◆ Written exercise: Without including any pictures, write out all the entries exactly.

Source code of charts
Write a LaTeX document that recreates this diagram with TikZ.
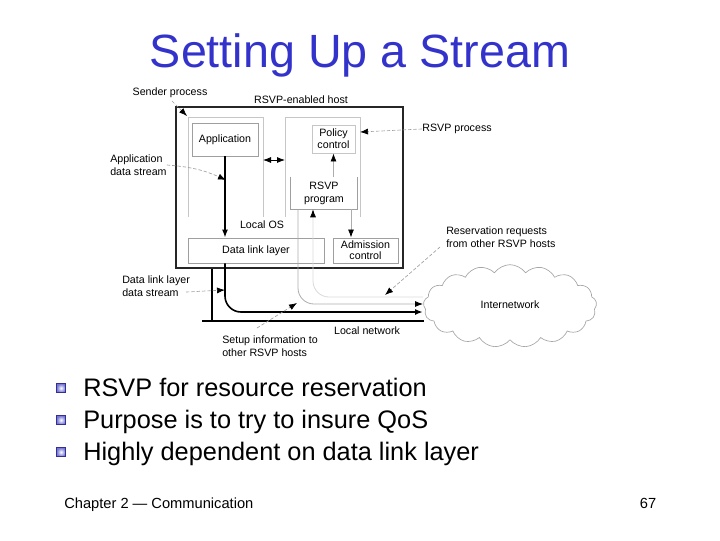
\documentclass[tikz,border=0pt]{standalone}
\usepackage{fontspec}
\setmainfont{Liberation Sans}
\usetikzlibrary{arrows.meta,shapes.symbols,fit}
\definecolor{titleblue}{RGB}{51,51,204}
\definecolor{bulblue}{RGB}{60,60,190}
\begin{document}
\begin{tikzpicture}[x=0.75pt,y=-0.75pt,
  >={Latex[length=6pt,width=4.5pt,color=black]},
  lbl/.style={font=\fontsize{8}{9.6}\selectfont, inner sep=0pt, align=center},
  lbll/.style={font=\fontsize{8}{9.6}\selectfont, inner sep=0pt, align=left},
  dbox/.style={draw=gray!75, line width=0.7pt, inner sep=0pt, font=\fontsize{8}{9.6}\selectfont, align=center},
  lbox/.style={draw=gray!45, line width=0.7pt, inner sep=0pt, font=\fontsize{8}{9.6}\selectfont, align=center},
  nobox/.style={inner sep=0pt, font=\fontsize{8}{9.6}\selectfont, align=center},
  tightbox/.style={inner sep=0pt, font=\fontsize{8}{8.8}\selectfont, align=center},
  region/.style={draw=gray!45, line width=0.7pt},
  flow/.style={->, draw=gray!65, line width=0.6pt},
  faint/.style={->, draw=gray!30, line width=0.6pt},
  leader/.style={->, draw=gray!75, dash pattern=on 2.5pt off 1.5pt, line width=0.5pt},
  stream/.style={->, draw=black, line width=1.2pt},
  bulletbox/.style={draw=bulblue!80!black, line width=0.8pt, inner color=white, outer color=bulblue!70, minimum size=6.5pt, inner sep=0pt},
  btext/.style={font=\fontsize{19}{22}\selectfont, anchor=base west, inner sep=0pt},
  foot/.style={font=\fontsize{11}{13}\selectfont, inner sep=0pt}
]
\useasboundingbox (0,0) rectangle (720,540);

% title
\node[font=\fontsize{35}{40}\selectfont, text=titleblue, anchor=base, inner sep=0pt] (title) at (360,67) {Setting Up a Stream};

% host box
\node[fit={(176,107)(403,268)}, inner sep=0pt, draw=gray!30!black, line width=1.5pt] (host) {};
\node[lbl] (hostlbl) at (301,100) {RSVP-enabled host};

% inner regions (open at bottom)
\draw[region] (188,217) |- (263,117) -- (263,217);
\draw[region] (285,217) |- (360,117) -- (360,217);
\coordinate (lreg) at (263,160);
\coordinate (rreg) at (285,160);
\coordinate (rregtop) at (360,132);

% boxes
\node[dbox, fit={(192,123)(258,156)}] (app) {};
\node[nobox] (applbl) at (app.center) {Application};
\node[lbox, fit={(312,125)(355,153)}] (pol) {};
\node[tightbox] (pollbl) at (pol.center) {Policy\\control};
\node[fit={(291,177)(357,209)}, inner sep=0pt] (rsvp) {};
\draw[dbox] (rsvp.north west) -- (rsvp.south west) -- (rsvp.south east) -- (rsvp.north east);
\node[nobox] (rsvplbl) at (rsvp.center) {RSVP\\program};
\node[dbox, fit={(188,238)(324,263)}] (dll) {};
\node[nobox] (dlllbl) at (dll.center) {Data link layer};
\node[dbox, fit={(333,238)(398,263)}] (adm) {};
\node[tightbox] (admlbl) at ([yshift=0.3pt]adm.center) {Admission\\control};
\node[lbl] (localos) at (262,225) {Local OS};

% internal arrows
\draw[<->, black, line width=0.6pt] (lreg) -- (rreg);
\draw[->, black, line width=0.9pt] (app.south) -- (app.south |- dll.north);
\draw[flow] (rsvp.north -| pol.south) -- (pol.south);
\draw[flow] (rsvp.south -| 351,0) -- (adm.north -| 351,0);

% network
\node[cloud, cloud puffs=17, cloud puff arc=110, aspect=2.2, draw=gray!70, line width=0.5pt, minimum width=130pt, minimum height=62pt, inner sep=0pt] (cloud) at (510,306) {};
\node[lbl] (inet) at (510,305) {Internetwork};
\coordinate (netlineL) at (202,321);
\coordinate (netlineR) at (424,321);
\draw[black, line width=2.2pt] (netlineL) -- (netlineR);
\node[lbl] (localnet) at (367,331) {Local network};
\draw[black, line width=2pt] (host.south -| 212,0) -- (netlineL -| 212,0);

\coordinate (inA) at (423,304);
\coordinate (inB) at (423,312);
\coordinate (inC) at (423,297);
\draw[stream, rounded corners=12pt] (app.south |- dll.south) |- (inB);
\draw[flow, rounded corners=12pt] (rsvp.south -| 298,0) |- (inA);
\draw[faint, rounded corners=12pt] (inC) -| (rsvp.south -| 313,0);

% annotations
\node[lbl] (sender) at (170,93) {Sender process};
\draw[leader] (172,101) -- (187,116);
\node[lbl] (rsvpproc) at (457,129) {RSVP process};
\draw[leader] (rsvpproc.west) -- (rregtop);
\node[lbll, anchor=west] (ads) at (110,165) {Application\\data stream};
\draw[leader] (ads.east) to[bend left=10] (226,180);
\node[lbll, anchor=west] (dlds) at (122,286) {Data link layer\\data stream};
\coordinate (dldsend) at (186,292);
\draw[leader] (dldsend) -- (225,290);
\node[lbll, anchor=west] (setup) at (222,346) {Setup information to\\other RSVP hosts};
\draw[leader] (257,328) -- (297,303);
\node[lbll, anchor=west] (resreq) at (446,237) {Reservation requests\\from other RSVP hosts};
\draw[leader] (440,247) -- (385,295);

% bullets
\node[bulletbox] (b1) at (61,388) {};
\node[btext] (t1) at (83,396) {RSVP for resource reservation};
\node[bulletbox] (b2) at (61,420) {};
\node[btext] (t2) at (83,428) {Purpose is to try to insure QoS};
\node[bulletbox] (b3) at (61,452) {};
\node[btext] (t3) at (83,460) {Highly dependent on data link layer};

% footer
\node[foot, anchor=base west] (chap) at (64,508) {Chapter 2 --- Communication};
\node[foot, anchor=base] (pg) at (648,508) {67};
\end{tikzpicture}
\end{document}
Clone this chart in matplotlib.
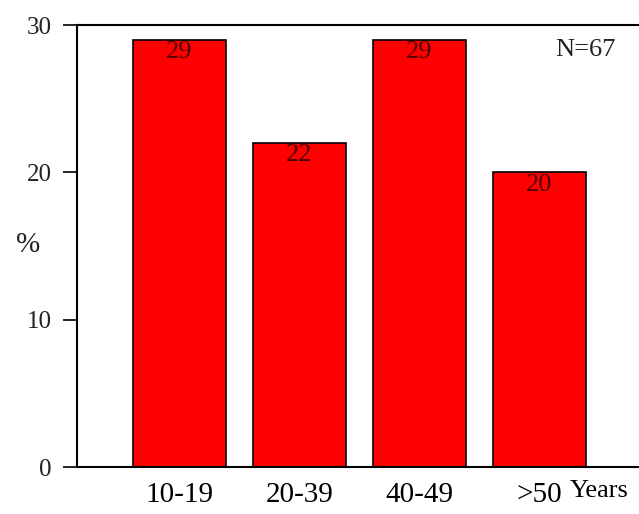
import matplotlib
matplotlib.use("Agg")
import matplotlib.pyplot as plt

categories = ["10-19", "20-39", "40-49", ">50"]
values = [29, 22, 29, 20]
bar_labels = ["29", "22", "29", "20"]
yticks = [0, 10, 20, 30]

plt.rcParams['font.family'] = ['Liberation Serif', 'DejaVu Serif']

fig = plt.figure(figsize=(6.39, 5.14), dpi=100)
ax = fig.add_axes([77/639, 47/514, 1 - 77/639, (467-25)/514])

x = list(range(len(categories)))
ax.bar(x, values, width=0.77, color='#ff0000', edgecolor='black', linewidth=1.2)
for xi, v, lab in zip(x, values, bar_labels):
    ax.text(xi, v - 0.1, lab, ha='center', va='top', fontsize=19, color='#500000')

ax.set_xlim(-0.854, 3.83)
ax.set_ylim(0, 30)
ax.set_yticks(yticks)
ax.set_yticklabels([str(t) for t in yticks], fontsize=18, color='#222222')
ax.set_xticks(x)
ax.set_xticklabels(categories, fontsize=21)
ax.tick_params(axis='x', length=0, pad=11)
ax.tick_params(axis='y', length=10, width=1.2, direction='out', pad=8)

ax.spines['right'].set_visible(False)
for s in ['left', 'top', 'bottom']:
    ax.spines[s].set_linewidth(1.5)

fig.text(28/639, 1 - 245/514, '%', fontsize=21, ha='center', va='center', color='#222222')
fig.text(570/639, 1 - 491/514, 'Years', fontsize=19, ha='left', va='center')
ax.text(3.13, 28.3, 'N=67', fontsize=19, ha='left', va='center', color='#222222')

fig.savefig('out.png', dpi=100)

◆ Solution to the exercise:
Write a LaTeX document that recreates this diagram with TikZ.
\documentclass[tikz,border=0pt]{standalone}
\usepackage{fontspec}
\setmainfont{Liberation Sans}
\usetikzlibrary{arrows.meta,shapes.symbols,fit}
\definecolor{titleblue}{RGB}{51,51,204}
\definecolor{bulblue}{RGB}{60,60,190}
\begin{document}
\begin{tikzpicture}[x=0.75pt,y=-0.75pt,
  >={Latex[length=6pt,width=4.5pt,color=black]},
  lbl/.style={font=\fontsize{8}{9.6}\selectfont, inner sep=0pt, align=center},
  lbll/.style={font=\fontsize{8}{9.6}\selectfont, inner sep=0pt, align=left},
  dbox/.style={draw=gray!75, line width=0.7pt, inner sep=0pt, font=\fontsize{8}{9.6}\selectfont, align=center},
  lbox/.style={draw=gray!45, line width=0.7pt, inner sep=0pt, font=\fontsize{8}{9.6}\selectfont, align=center},
  nobox/.style={inner sep=0pt, font=\fontsize{8}{9.6}\selectfont, align=center},
  tightbox/.style={inner sep=0pt, font=\fontsize{8}{8.8}\selectfont, align=center},
  region/.style={draw=gray!45, line width=0.7pt},
  flow/.style={->, draw=gray!65, line width=0.6pt},
  faint/.style={->, draw=gray!30, line width=0.6pt},
  leader/.style={->, draw=gray!75, dash pattern=on 2.5pt off 1.5pt, line width=0.5pt},
  stream/.style={->, draw=black, line width=1.2pt},
  bulletbox/.style={draw=bulblue!80!black, line width=0.8pt, inner color=white, outer color=bulblue!70, minimum size=6.5pt, inner sep=0pt},
  btext/.style={font=\fontsize{19}{22}\selectfont, anchor=base west, inner sep=0pt},
  foot/.style={font=\fontsize{11}{13}\selectfont, inner sep=0pt}
]
\useasboundingbox (0,0) rectangle (720,540);

% title
\node[font=\fontsize{35}{40}\selectfont, text=titleblue, anchor=base, inner sep=0pt] (title) at (360,67) {Setting Up a Stream};

% host box
\node[fit={(176,107)(403,268)}, inner sep=0pt, draw=gray!30!black, line width=1.5pt] (host) {};
\node[lbl] (hostlbl) at (301,100) {RSVP-enabled host};

% inner regions (open at bottom)
\draw[region] (188,217) |- (263,117) -- (263,217);
\draw[region] (285,217) |- (360,117) -- (360,217);
\coordinate (lreg) at (263,160);
\coordinate (rreg) at (285,160);
\coordinate (rregtop) at (360,132);

% boxes
\node[dbox, fit={(192,123)(258,156)}] (app) {};
\node[nobox] (applbl) at (app.center) {Application};
\node[lbox, fit={(312,125)(355,153)}] (pol) {};
\node[tightbox] (pollbl) at (pol.center) {Policy\\control};
\node[fit={(291,177)(357,209)}, inner sep=0pt] (rsvp) {};
\draw[dbox] (rsvp.north west) -- (rsvp.south west) -- (rsvp.south east) -- (rsvp.north east);
\node[nobox] (rsvplbl) at (rsvp.center) {RSVP\\program};
\node[dbox, fit={(188,238)(324,263)}] (dll) {};
\node[nobox] (dlllbl) at (dll.center) {Data link layer};
\node[dbox, fit={(333,238)(398,263)}] (adm) {};
\node[tightbox] (admlbl) at ([yshift=0.3pt]adm.center) {Admission\\control};
\node[lbl] (localos) at (262,225) {Local OS};

% internal arrows
\draw[<->, black, line width=0.6pt] (lreg) -- (rreg);
\draw[->, black, line width=0.9pt] (app.south) -- (app.south |- dll.north);
\draw[flow] (rsvp.north -| pol.south) -- (pol.south);
\draw[flow] (rsvp.south -| 351,0) -- (adm.north -| 351,0);

% network
\node[cloud, cloud puffs=17, cloud puff arc=110, aspect=2.2, draw=gray!70, line width=0.5pt, minimum width=130pt, minimum height=62pt, inner sep=0pt] (cloud) at (510,306) {};
\node[lbl] (inet) at (510,305) {Internetwork};
\coordinate (netlineL) at (202,321);
\coordinate (netlineR) at (424,321);
\draw[black, line width=2.2pt] (netlineL) -- (netlineR);
\node[lbl] (localnet) at (367,331) {Local network};
\draw[black, line width=2pt] (host.south -| 212,0) -- (netlineL -| 212,0);

\coordinate (inA) at (423,304);
\coordinate (inB) at (423,312);
\coordinate (inC) at (423,297);
\draw[stream, rounded corners=12pt] (app.south |- dll.south) |- (inB);
\draw[flow, rounded corners=12pt] (rsvp.south -| 298,0) |- (inA);
\draw[faint, rounded corners=12pt] (inC) -| (rsvp.south -| 313,0);

% annotations
\node[lbl] (sender) at (170,93) {Sender process};
\draw[leader] (172,101) -- (187,116);
\node[lbl] (rsvpproc) at (457,129) {RSVP process};
\draw[leader] (rsvpproc.west) -- (rregtop);
\node[lbll, anchor=west] (ads) at (110,165) {Application\\data stream};
\draw[leader] (ads.east) to[bend left=10] (226,180);
\node[lbll, anchor=west] (dlds) at (122,286) {Data link layer\\data stream};
\coordinate (dldsend) at (186,292);
\draw[leader] (dldsend) -- (225,290);
\node[lbll, anchor=west] (setup) at (222,346) {Setup information to\\other RSVP hosts};
\draw[leader] (257,328) -- (297,303);
\node[lbll, anchor=west] (resreq) at (446,237) {Reservation requests\\from other RSVP hosts};
\draw[leader] (440,247) -- (385,295);

% bullets
\node[bulletbox] (b1) at (61,388) {};
\node[btext] (t1) at (83,396) {RSVP for resource reservation};
\node[bulletbox] (b2) at (61,420) {};
\node[btext] (t2) at (83,428) {Purpose is to try to insure QoS};
\node[bulletbox] (b3) at (61,452) {};
\node[btext] (t3) at (83,460) {Highly dependent on data link layer};

% footer
\node[foot, anchor=base west] (chap) at (64,508) {Chapter 2 --- Communication};
\node[foot, anchor=base] (pg) at (648,508) {67};
\end{tikzpicture}
\end{document}
Clone this chart in matplotlib.
import matplotlib
matplotlib.use("Agg")
import matplotlib.pyplot as plt

categories = ["10-19", "20-39", "40-49", ">50"]
values = [29, 22, 29, 20]
bar_labels = ["29", "22", "29", "20"]
yticks = [0, 10, 20, 30]

plt.rcParams['font.family'] = ['Liberation Serif', 'DejaVu Serif']

fig = plt.figure(figsize=(6.39, 5.14), dpi=100)
ax = fig.add_axes([77/639, 47/514, 1 - 77/639, (467-25)/514])

x = list(range(len(categories)))
ax.bar(x, values, width=0.77, color='#ff0000', edgecolor='black', linewidth=1.2)
for xi, v, lab in zip(x, values, bar_labels):
    ax.text(xi, v - 0.1, lab, ha='center', va='top', fontsize=19, color='#500000')

ax.set_xlim(-0.854, 3.83)
ax.set_ylim(0, 30)
ax.set_yticks(yticks)
ax.set_yticklabels([str(t) for t in yticks], fontsize=18, color='#222222')
ax.set_xticks(x)
ax.set_xticklabels(categories, fontsize=21)
ax.tick_params(axis='x', length=0, pad=11)
ax.tick_params(axis='y', length=10, width=1.2, direction='out', pad=8)

ax.spines['right'].set_visible(False)
for s in ['left', 'top', 'bottom']:
    ax.spines[s].set_linewidth(1.5)

fig.text(28/639, 1 - 245/514, '%', fontsize=21, ha='center', va='center', color='#222222')
fig.text(570/639, 1 - 491/514, 'Years', fontsize=19, ha='left', va='center')
ax.text(3.13, 28.3, 'N=67', fontsize=19, ha='left', va='center', color='#222222')

fig.savefig('out.png', dpi=100)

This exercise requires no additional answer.